◆ RECORDS:
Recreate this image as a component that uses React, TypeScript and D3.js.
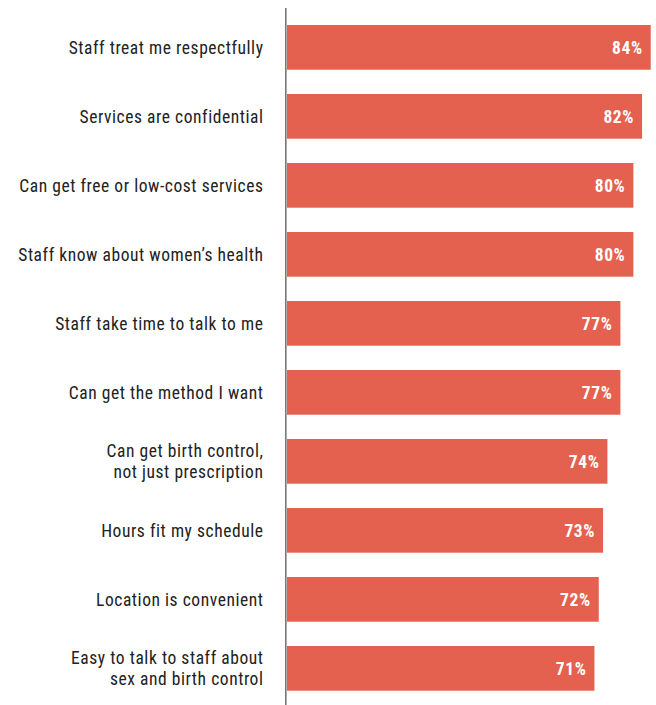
import React from "react";
import * as d3 from "d3";

const categories: string[][] = [
  ["Staff treat me respectfully"],
  ["Services are confidential"],
  ["Can get free or low-cost services"],
  ["Staff know about women\u2019s health"],
  ["Staff take time to talk to me"],
  ["Can get the method I want"],
  ["Can get birth control,", "not just prescription"],
  ["Hours fit my schedule"],
  ["Location is convenient"],
  ["Easy to talk to staff about", "sex and birth control"],
];
const values: number[] = [84, 82, 80, 80, 77, 77, 74, 73, 72, 71];

const W = 656;
const H = 705;
const FONT = "'Roboto Condensed', 'Liberation Sans Narrow', sans-serif";

export default function App() {
  const x = d3.scaleLinear().domain([0, 100]).range([287, 720]);
  const y = d3
    .scaleLinear()
    .domain([0, values.length - 1])
    .range([25, 25 + 69 * (values.length - 1)]);
  const bh = 44.7;
  return (
    <svg width={W} height={H} style={{ position: "absolute", left: 0, top: 0 }}>
      {values.map((v, i) => (
        <g key={i}>
          <rect x={x(0)} y={y(i)} width={x(v) - x(0)} height={bh} fill="#e4604f" />
          <text
            x={x(v) - 8}
            y={y(i) + bh / 2 + 6.5}
            textAnchor="end"
            fill="#fff"
            fontFamily={FONT}
            fontWeight="bold"
            fontSize={17.5}
            letterSpacing={0.6}
          >
            {v}%
          </text>
          {categories[i].map((line, j) => {
            const n = categories[i].length;
            const cy = y(i) + bh / 2 + 6.5 + (j - (n - 1) / 2) * 21;
            return (
              <text
                key={j}
                x={263.5}
                y={cy}
                textAnchor="end"
                fill="#222"
                fontFamily={FONT}
                fontSize={17.5}
                letterSpacing={0.55}
              >
                {line}
              </text>
            );
          })}
        </g>
      ))}
      <line x1={285.8} x2={285.8} y1={8} y2={H} stroke="#777" strokeWidth={1.6} />
    </svg>
  );
}
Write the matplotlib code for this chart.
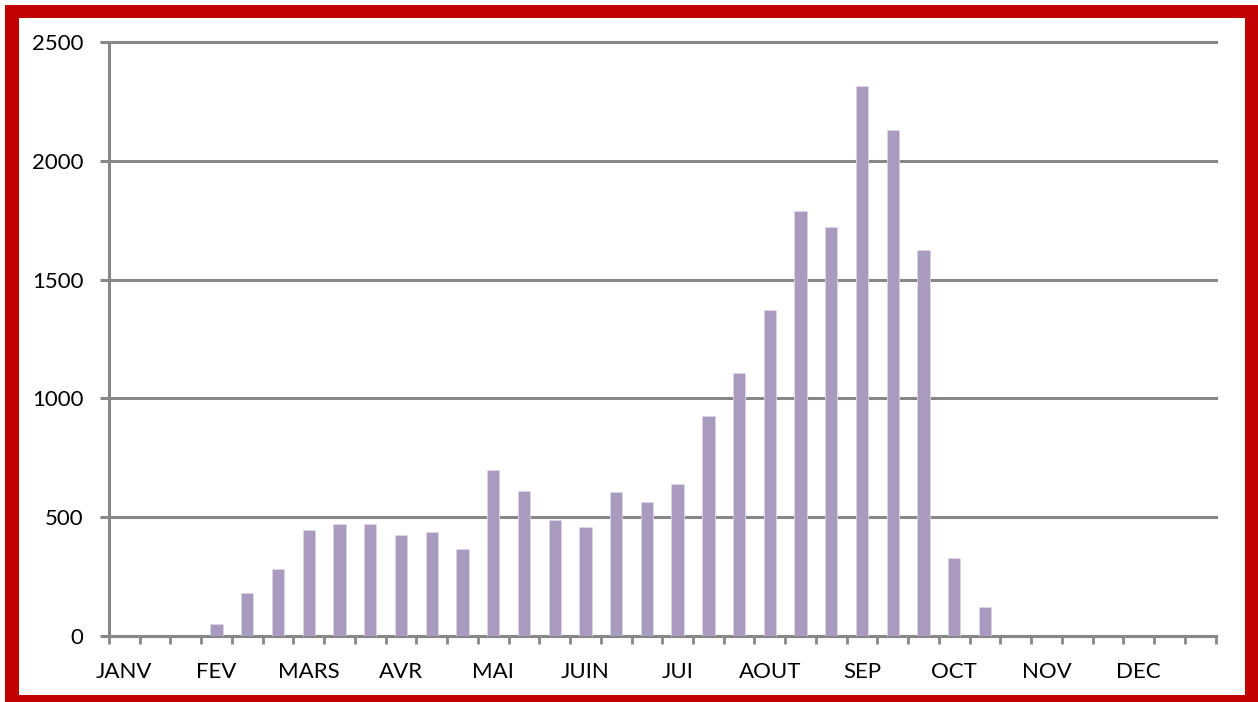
import matplotlib
matplotlib.use("Agg")
import matplotlib.pyplot as plt
from matplotlib.patches import Rectangle

months = ["JANV", "FEV", "MARS", "AVR", "MAI", "JUIN", "JUI", "AOUT", "SEP", "OCT", "NOV", "DEC"]
# 36 periods (3 per month)
values = [0, 0, 0, 50, 180, 281, 445, 471, 471, 424, 438, 368,
          700, 611, 489, 459, 604, 563, 639, 926, 1105, 1373, 1787, 1723,
          2316, 2130, 1626, 327, 124, 0, 0, 0, 0, 0, 0, 0]
yticks = [0, 500, 1000, 1500, 2000, 2500]

W, H = 1258, 702
fig = plt.figure(figsize=(W / 100, H / 100), dpi=100)
fig.patch.set_facecolor("white")
ax = fig.add_axes([109 / W, 1 - 636 / H, (1215.5 - 109) / W, (636 - 42) / H])

grey = "#878787"
bar_color = "#A99BBF"
font = ["Lato", "DejaVu Sans"]

x = list(range(len(values)))
ax.bar(x, values, width=0.4, color=bar_color, edgecolor="#DCD5E6", linewidth=0.6, zorder=3)

ax.set_xlim(-0.5, len(values) - 0.5)
ax.set_ylim(0, 2500)
ax.set_yticks(yticks)
ax.set_yticklabels([str(v) for v in yticks], fontfamily=font, fontsize=16)

# boundary tick marks
ax.set_xticks([i - 0.5 for i in range(len(values) + 1)])
ax.set_xticklabels([])
# month labels every third period
ax.set_xticks([3 * i for i in range(len(months))], minor=True)
ax.set_xticklabels(months, minor=True, fontfamily=font, fontsize=16)
ax.tick_params(axis="x", which="major", direction="out", length=6, width=2, color=grey)
ax.tick_params(axis="x", which="minor", length=0, pad=19)
ax.tick_params(axis="y", direction="out", length=6.5, width=2.2, color=grey, pad=12)

ax.set_axisbelow(True)
ax.yaxis.grid(True, color=grey, linewidth=2.2)
for gl in ax.get_ygridlines():
    gl.set_clip_on(False)
ax.xaxis.grid(False)

for s in ["top", "right"]:
    ax.spines[s].set_visible(False)
for s in ["left", "bottom"]:
    ax.spines[s].set_color(grey)
    ax.spines[s].set_linewidth(2.2)

# red frame
red = "#C00000"
def px_rect(x0, y0, x1, y1):
    fig.patches.append(Rectangle((x0 / W, 1 - y1 / H), (x1 - x0) / W, (y1 - y0) / H,
                                 transform=fig.transFigure, facecolor=red,
                                 edgecolor="none", zorder=10))
px_rect(5, 5, 19, H)
px_rect(5, 5, W, 18)
px_rect(1245, 5, W, H)
px_rect(5, 695, W, H)

fig.savefig("out.png", dpi=100, facecolor="white")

◆ THE PROBLEM: Set down nothing but the lines from the one holding "Write the matplotlib code for this chart." through the one holding "from matplotlib.patches import Rectangle", both included, exactly as they appear; any picture is left out.

◆ OUTPUT OF THE EXERCISE:
Write the matplotlib code for this chart.
import matplotlib
matplotlib.use("Agg")
import matplotlib.pyplot as plt
from matplotlib.patches import Rectangle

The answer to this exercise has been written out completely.